Potatoes are a wonderful super food. They are an excellent source of carbohydrates and the 4th largest food crop in the world. I love potatoes. Potatoes are a food for everyone.

"A diet that consists predominantly of rice leads to the use of opium, just as a diet that consists predominantly of potatoes leads to the use of liquor." - Friedrich Nietzsche

Nietzsche clearly not a fan then. But have you ever seen potatoes like this?

It's a freakin' potato soufflé. Well, technically it's called POTATO OMELET, but whatever...


Yes, that is a potato. 


INGREDIENTS. - 1 large potato
2 or 3 eggs
1 oz. of white vegetable butter
salt and pepper

METHOD. - Bake the potato in its skin, pass the mealy part through a fine sieve, and mix with it the yolks of the eggs, a few drops of lemon-juice, a pinch of nutmeg, and a little salt and pepper.
Whisk the egg whites stiffly, stir them lightly in, and fry the omelet in the hot butter. If preferrred, the omelet may be baked in the oven.

TIME. - To fry, about 4 or 5 minutes. SUFFICIENT for 2 persons.

Needs something else added to it. Parmesan cheese works well. Or maybe mustard. Otherwise is quite bland.

Monday, February 1, 2010

"A great empire, like a great cake, is most easily diminished at the edges."

Good old B. Franklin.


Now bring us some figgy pudding, Now bring some out here!

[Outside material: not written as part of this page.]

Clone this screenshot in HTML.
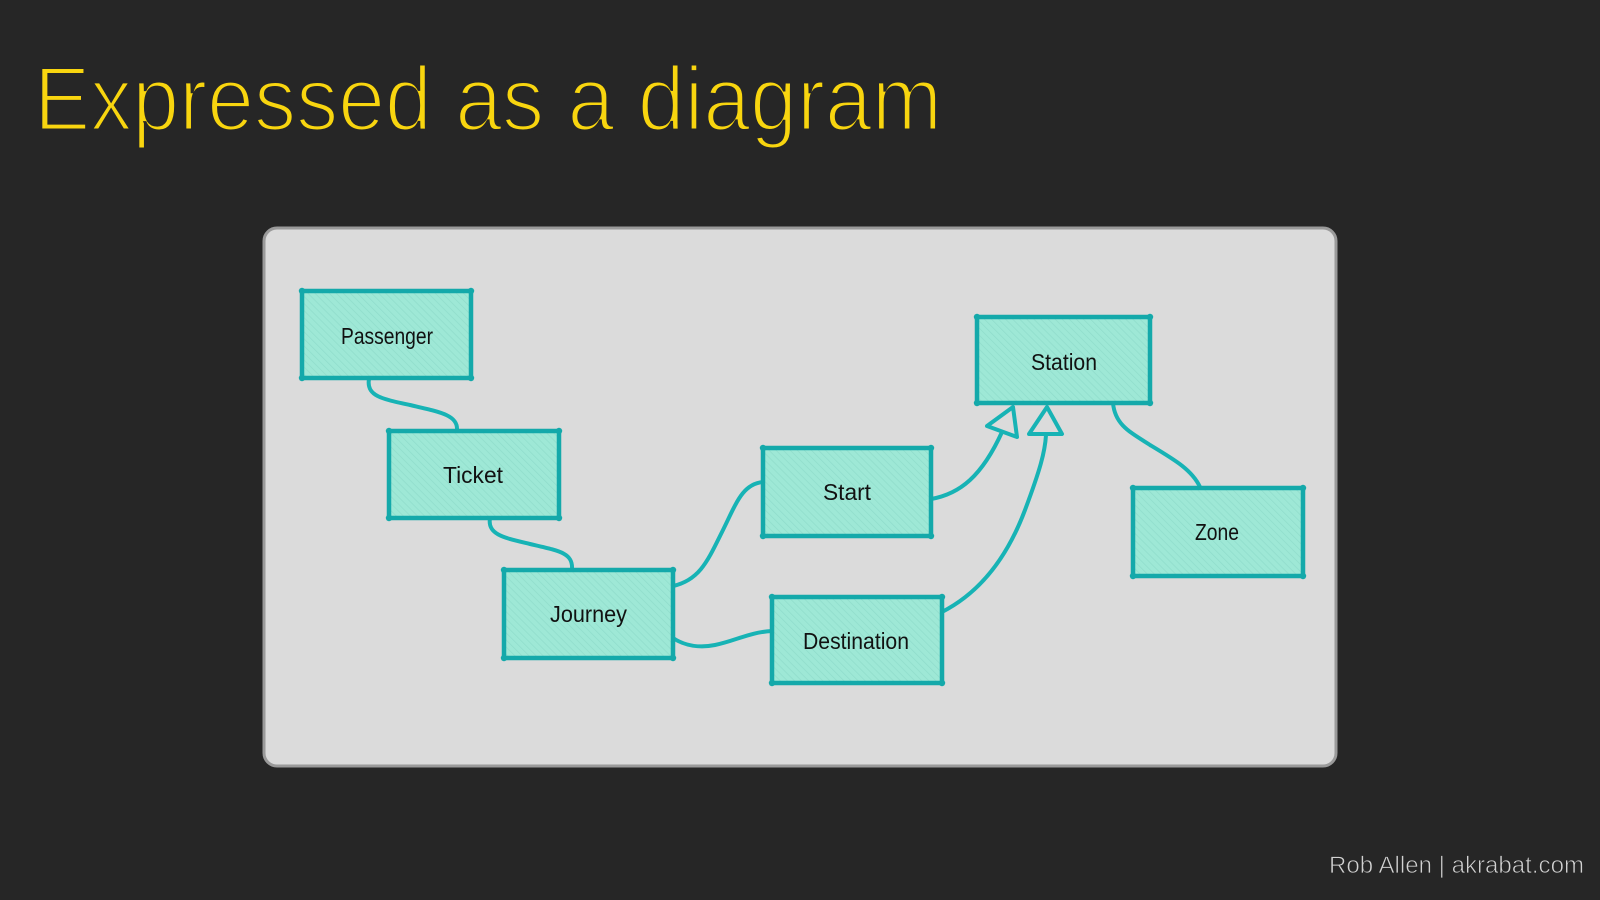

And finally we come to the end of Christmas. The silly season is definitely over. Who's going in for a Feb Fast? (giving up alcohol for the whole month of February? Definitely signals the end of silliness)

And for my last trick... the Christmas Pudding. Remember I was a bit unsure of how this would turn out? Well, it was fabulous. Lots of fruit, but not the gross kind of fruit. Enough brandy without getting everyone drunk. Not too dark.

To be honest, I'm not really a fan of Christmas Pudding... but this one I liked.



INGREDIENTS. - 8 oz. of moist sugar
8 oz. of finely-shredded suet (I used the packet stuff and it worked out okay, so you can use that if suet is hard to come by)
8 oz. of sultanas cleaned
8 oz. of raisins halved and stoned
8 oz. of currants washed and dried
4 oz. of shredded mixed candied peel
4 oz. of flour
4 oz. of bread crumbs
2 oz. of almonds blanched and shredded
the grated rind of 1 lemon
3 eggs
1/2 a teaspoonful of salt
1/2 a pint of milk
1 small wineglassful of brandy (optional)

METHOD. - Mix all the dry ingredients together, stir in the well-beaten eggs, milk and brandy (if used), turn the mixture into 2 well-greased basins, steam from 5 to 6 hours.

TIME. - From 5 to 6 hours. SUFFICIENT for 8 or 9 persons.

Pretty nummy. Serve with ice cream, or cream or brandy custard. Incidentally, this is exactly the same recipe my nana used, except she used butter instead of suet. Her recipe is called Royal Pudding, and so I think I'll try that next year instead.